Mastering Recursive CTEs: Handling Complex Hierarchical Data Without Performance Pitfalls
Learn how to use recursive Common Table Expressions (CTEs) in SQL to efficiently query hierarchical data while avoiding common performance and syntax errors.
Recursive Common Table Expressions (CTEs) are a powerful feature in SQL that allow you to query hierarchical data such as organizational charts, folder trees, or bill of materials. However, beginners often encounter errors or performance issues when writing recursive queries. In this article, we will explore how recursive CTEs work and highlight common mistakes to avoid for smooth, efficient querying.
A recursive CTE has two parts: the anchor member, which provides the base data, and the recursive member, which refers back to the CTE itself for iterative processing. Here’s a simple example to query an employee hierarchy, where each employee has a manager.
WITH EmployeeHierarchy AS (
-- Anchor member: start with top-level managers
SELECT EmployeeID, ManagerID, Name, 1 AS Level
FROM Employees
WHERE ManagerID IS NULL
UNION ALL
-- Recursive member: add employees reporting to managers found above
SELECT e.EmployeeID, e.ManagerID, e.Name, eh.Level + 1
FROM Employees e
INNER JOIN EmployeeHierarchy eh ON e.ManagerID = eh.EmployeeID
)
SELECT * FROM EmployeeHierarchy;This query starts with employees who have no manager (top-level) and recursively joins the Employees table to include all subordinates, incrementing the level each time. However, recursion can easily lead to infinite loops if there are circular references in your data (e.g., an employee listed as their own manager). SQL Server and other DBMSs usually limit recursion depth by default (e.g., 100) to prevent infinite loops.

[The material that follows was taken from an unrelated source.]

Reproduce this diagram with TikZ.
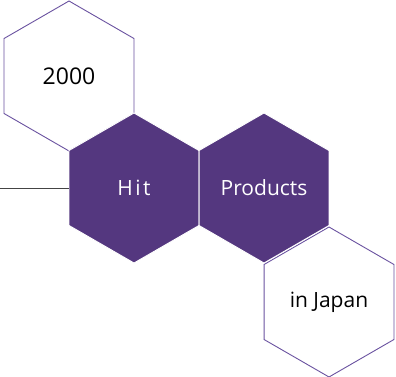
\documentclass[tikz,border=0pt]{standalone}
\usepackage{fontspec}
\setmainfont{Open Sans}
\usetikzlibrary{shapes.geometric}
\definecolor{hexfill}{HTML}{54377F}
\definecolor{hexline}{HTML}{6A52A0}
\definecolor{linkgray}{HTML}{444444}
\tikzset{
  hexbase/.style={regular polygon, regular polygon sides=6, shape border rotate=30,
    minimum size=150pt, inner sep=0pt, outer sep=0pt},
  hexopen/.style={hexbase, draw=hexline, line width=0.9pt, fill=white, text=black},
  hexfilled/.style={hexbase, draw=white, line width=0.9pt, fill=hexfill, text=white},
  lbl/.style={font=\fontsize{21}{24}\selectfont},
  biglbl/.style={font=\fontsize{23}{26}\selectfont},
  link/.style={draw=linkgray, line width=0.8pt}
}
\begin{document}
\begin{tikzpicture}[x=1pt, y=-1pt]
\useasboundingbox (0,0) rectangle (396,377);
\node[hexopen, biglbl] (y2000) at (69,76) {2000};
\node[hexopen, lbl] (japan) at (329,302) {in Japan};
\node[hexfilled, lbl] (hit) at (134,188) {H\hspace{2.5pt}i\hspace{2.5pt}t};
\node[hexfilled, lbl] (prod) at (264,188) {Products};
\coordinate (start) at (0,188);
\draw[link] (start) -- (hit.west);
\end{tikzpicture}
\end{document}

Common errors and pitfalls to watch for include:
1. **Infinite Recursion:** If your data has cycles, you may encounter errors or unexpected results. To avoid this, be sure your data is clean and consider adding safeguards like a maximum recursion depth using `OPTION (MAXRECURSION n)`.
OPTION (MAXRECURSION 50); -- Limits recursion to 50 levels2. **Missing UNION ALL:** Recursive CTEs must use `UNION ALL`, not `UNION`, because `UNION` removes duplicates and can break recursion.
3. **Incorrect Join Conditions:** Make sure the recursive member correctly joins the CTE to the underlying table to build the hierarchy.
4. **Performance Issues:** Recursive CTEs without proper filters or indexes can be slow on large datasets. Ensure relevant indexes on the join keys (e.g., ManagerID) and filter rows early when possible.
Here’s a practical tip: add a cycle detection column to guard against circular references by tracking visited nodes:
WITH EmployeeHierarchy AS (
SELECT EmployeeID, ManagerID, Name, CAST(EmployeeID AS VARCHAR(MAX)) AS Path, 1 AS Level
FROM Employees
WHERE ManagerID IS NULL
UNION ALL
SELECT e.EmployeeID, e.ManagerID, e.Name, eh.Path + '->' + CAST(e.EmployeeID AS VARCHAR(MAX)), eh.Level + 1
FROM Employees e
INNER JOIN EmployeeHierarchy eh ON e.ManagerID = eh.EmployeeID
WHERE CHARINDEX(CAST(e.EmployeeID AS VARCHAR(MAX)), eh.Path) = 0
)
SELECT * FROM EmployeeHierarchy;This approach builds a path string showing the hierarchy chain. The `WHERE CHARINDEX(...) = 0` condition ensures the recursive step only proceeds if the next employee is not already in the path, preventing cycles.
In summary, mastering recursive CTEs requires careful attention to your data’s structure and cautious query construction. Avoid infinite loops, use `UNION ALL`, verify correct joins, and add cycle detection as needed. With these tips, you can efficiently handle complex hierarchical data without falling into common pitfalls.